Graph Mamba: Towards Learning on Graphs with State Space Models
Ali Behrouz, Farnoosh Hashemi
TL;DR
GMNs address the quadratic cost of graph transformers and the limitations of message-passing by introducing Graph Mamba Networks, a framework based on selective State Space Models. The design follows a four-step (plus optional PE/SE) recipe: Neighborhood Tokenization, Token Ordering, Local Encoding, and a Bidirectional Selective SSM Encoder, with per-node complexity $O(M\,s\,(m+1))$ and total cost $O(M\,s\,(m+1)\,|V| + |E|)$. The authors establish universality results and demonstrate strong empirical performance across long-range, large-scale, and heterophilic graphs while using less memory than competitive baselines. The work shows that, with careful tokenization and selective SSMs, it is possible to achieve high performance without relying exclusively on attention-based transformers or heavy position/structure encodings.
Abstract
Graph Neural Networks (GNNs) have shown promising potential in graph representation learning. The majority of GNNs define a local message-passing mechanism, propagating information over the graph by stacking multiple layers. These methods, however, are known to suffer from two major limitations: over-squashing and poor capturing of long-range dependencies. Recently, Graph Transformers (GTs) emerged as a powerful alternative to Message-Passing Neural Networks (MPNNs). GTs, however, have quadratic computational cost, lack inductive biases on graph structures, and rely on complex Positional/Structural Encodings (SE/PE). In this paper, we show that while Transformers, complex message-passing, and SE/PE are sufficient for good performance in practice, neither is necessary.
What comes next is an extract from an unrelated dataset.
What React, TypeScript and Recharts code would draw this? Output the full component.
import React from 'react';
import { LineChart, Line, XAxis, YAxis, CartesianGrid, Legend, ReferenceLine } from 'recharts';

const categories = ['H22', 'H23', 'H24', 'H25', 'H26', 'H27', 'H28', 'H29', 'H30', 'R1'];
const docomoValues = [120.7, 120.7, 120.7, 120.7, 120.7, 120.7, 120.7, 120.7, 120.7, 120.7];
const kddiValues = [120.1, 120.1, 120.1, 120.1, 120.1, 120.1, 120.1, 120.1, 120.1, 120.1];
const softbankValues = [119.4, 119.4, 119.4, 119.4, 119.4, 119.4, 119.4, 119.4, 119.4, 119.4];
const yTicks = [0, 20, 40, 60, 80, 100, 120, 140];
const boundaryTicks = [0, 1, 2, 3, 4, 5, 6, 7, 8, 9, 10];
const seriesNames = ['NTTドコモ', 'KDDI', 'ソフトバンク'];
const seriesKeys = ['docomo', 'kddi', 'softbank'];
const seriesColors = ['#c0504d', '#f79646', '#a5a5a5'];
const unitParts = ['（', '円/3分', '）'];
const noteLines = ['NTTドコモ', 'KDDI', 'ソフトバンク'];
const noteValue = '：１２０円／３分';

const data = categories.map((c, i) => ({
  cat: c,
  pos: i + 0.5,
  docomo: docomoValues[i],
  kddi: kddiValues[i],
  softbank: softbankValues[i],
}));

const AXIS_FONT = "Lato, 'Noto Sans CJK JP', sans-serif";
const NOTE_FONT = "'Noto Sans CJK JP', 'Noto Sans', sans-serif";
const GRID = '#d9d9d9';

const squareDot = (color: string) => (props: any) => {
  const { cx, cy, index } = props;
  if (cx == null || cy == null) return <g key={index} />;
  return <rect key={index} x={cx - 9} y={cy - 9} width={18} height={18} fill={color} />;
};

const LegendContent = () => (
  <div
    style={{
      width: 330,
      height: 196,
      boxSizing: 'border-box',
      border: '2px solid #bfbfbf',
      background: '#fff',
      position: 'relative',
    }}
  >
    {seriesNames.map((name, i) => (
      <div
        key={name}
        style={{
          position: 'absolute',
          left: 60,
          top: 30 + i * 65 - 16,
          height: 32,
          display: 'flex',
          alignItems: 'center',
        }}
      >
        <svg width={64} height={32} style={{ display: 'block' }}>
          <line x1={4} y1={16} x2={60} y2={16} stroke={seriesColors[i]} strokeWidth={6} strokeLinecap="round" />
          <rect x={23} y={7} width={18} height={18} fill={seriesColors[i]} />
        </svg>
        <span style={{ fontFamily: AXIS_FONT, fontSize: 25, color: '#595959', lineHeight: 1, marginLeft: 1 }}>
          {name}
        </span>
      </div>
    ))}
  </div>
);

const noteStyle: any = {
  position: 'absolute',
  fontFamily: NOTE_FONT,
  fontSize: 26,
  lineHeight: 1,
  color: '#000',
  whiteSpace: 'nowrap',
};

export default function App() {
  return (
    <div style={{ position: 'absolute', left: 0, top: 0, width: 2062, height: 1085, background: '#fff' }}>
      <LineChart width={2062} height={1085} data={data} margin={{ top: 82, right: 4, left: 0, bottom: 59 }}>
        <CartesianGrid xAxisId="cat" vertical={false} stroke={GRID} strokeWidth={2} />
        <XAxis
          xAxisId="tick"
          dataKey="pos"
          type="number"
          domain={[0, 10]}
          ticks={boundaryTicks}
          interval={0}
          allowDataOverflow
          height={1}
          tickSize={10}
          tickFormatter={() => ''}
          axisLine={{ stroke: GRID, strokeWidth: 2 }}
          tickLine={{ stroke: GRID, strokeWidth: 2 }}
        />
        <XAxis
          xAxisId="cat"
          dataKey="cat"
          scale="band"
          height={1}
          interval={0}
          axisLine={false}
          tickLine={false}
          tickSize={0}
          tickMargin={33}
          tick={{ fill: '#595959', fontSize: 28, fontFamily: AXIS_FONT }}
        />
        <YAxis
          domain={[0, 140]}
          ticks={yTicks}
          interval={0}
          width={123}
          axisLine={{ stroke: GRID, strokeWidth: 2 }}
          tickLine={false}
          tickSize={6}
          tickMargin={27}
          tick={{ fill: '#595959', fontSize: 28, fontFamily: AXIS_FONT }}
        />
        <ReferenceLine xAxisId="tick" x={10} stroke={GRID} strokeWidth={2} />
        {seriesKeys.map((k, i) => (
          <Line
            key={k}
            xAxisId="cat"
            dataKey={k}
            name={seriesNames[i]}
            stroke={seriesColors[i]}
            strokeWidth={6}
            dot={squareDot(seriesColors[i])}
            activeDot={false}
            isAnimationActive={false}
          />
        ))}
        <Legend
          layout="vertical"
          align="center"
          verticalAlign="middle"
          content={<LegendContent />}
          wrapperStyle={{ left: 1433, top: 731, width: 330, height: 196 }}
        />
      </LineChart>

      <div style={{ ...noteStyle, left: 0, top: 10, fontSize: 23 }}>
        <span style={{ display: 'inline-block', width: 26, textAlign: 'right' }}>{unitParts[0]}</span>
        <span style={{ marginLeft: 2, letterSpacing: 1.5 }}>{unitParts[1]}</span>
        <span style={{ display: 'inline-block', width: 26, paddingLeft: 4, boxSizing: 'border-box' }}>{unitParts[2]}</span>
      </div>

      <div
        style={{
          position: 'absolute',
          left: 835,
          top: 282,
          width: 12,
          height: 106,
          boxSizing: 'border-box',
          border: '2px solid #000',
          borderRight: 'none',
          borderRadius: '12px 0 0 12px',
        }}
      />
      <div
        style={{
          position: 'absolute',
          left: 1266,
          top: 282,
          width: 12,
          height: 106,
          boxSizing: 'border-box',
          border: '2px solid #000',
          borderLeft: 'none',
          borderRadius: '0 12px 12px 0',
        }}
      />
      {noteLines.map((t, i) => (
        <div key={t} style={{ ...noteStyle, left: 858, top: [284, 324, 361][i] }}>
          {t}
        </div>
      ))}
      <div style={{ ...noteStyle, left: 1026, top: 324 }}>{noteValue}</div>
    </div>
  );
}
Motivated by the recent success of State Space Models (SSMs), such as Mamba, we present Graph Mamba Networks (GMNs), a general framework for a new class of GNNs based on selective SSMs. We discuss and categorize the new challenges when adapting SSMs to graph-structured data, and present four required and one optional steps to design GMNs, where we choose (1) Neighborhood Tokenization, (2) Token Ordering, (3) Architecture of Bidirectional Selective SSM Encoder, (4) Local Encoding, and dispensable (5) PE and SE. We further provide theoretical justification for the power of GMNs. Experiments demonstrate that despite much less computational cost, GMNs attain an outstanding performance in long-range, small-scale, large-scale, and heterophilic benchmark datasets.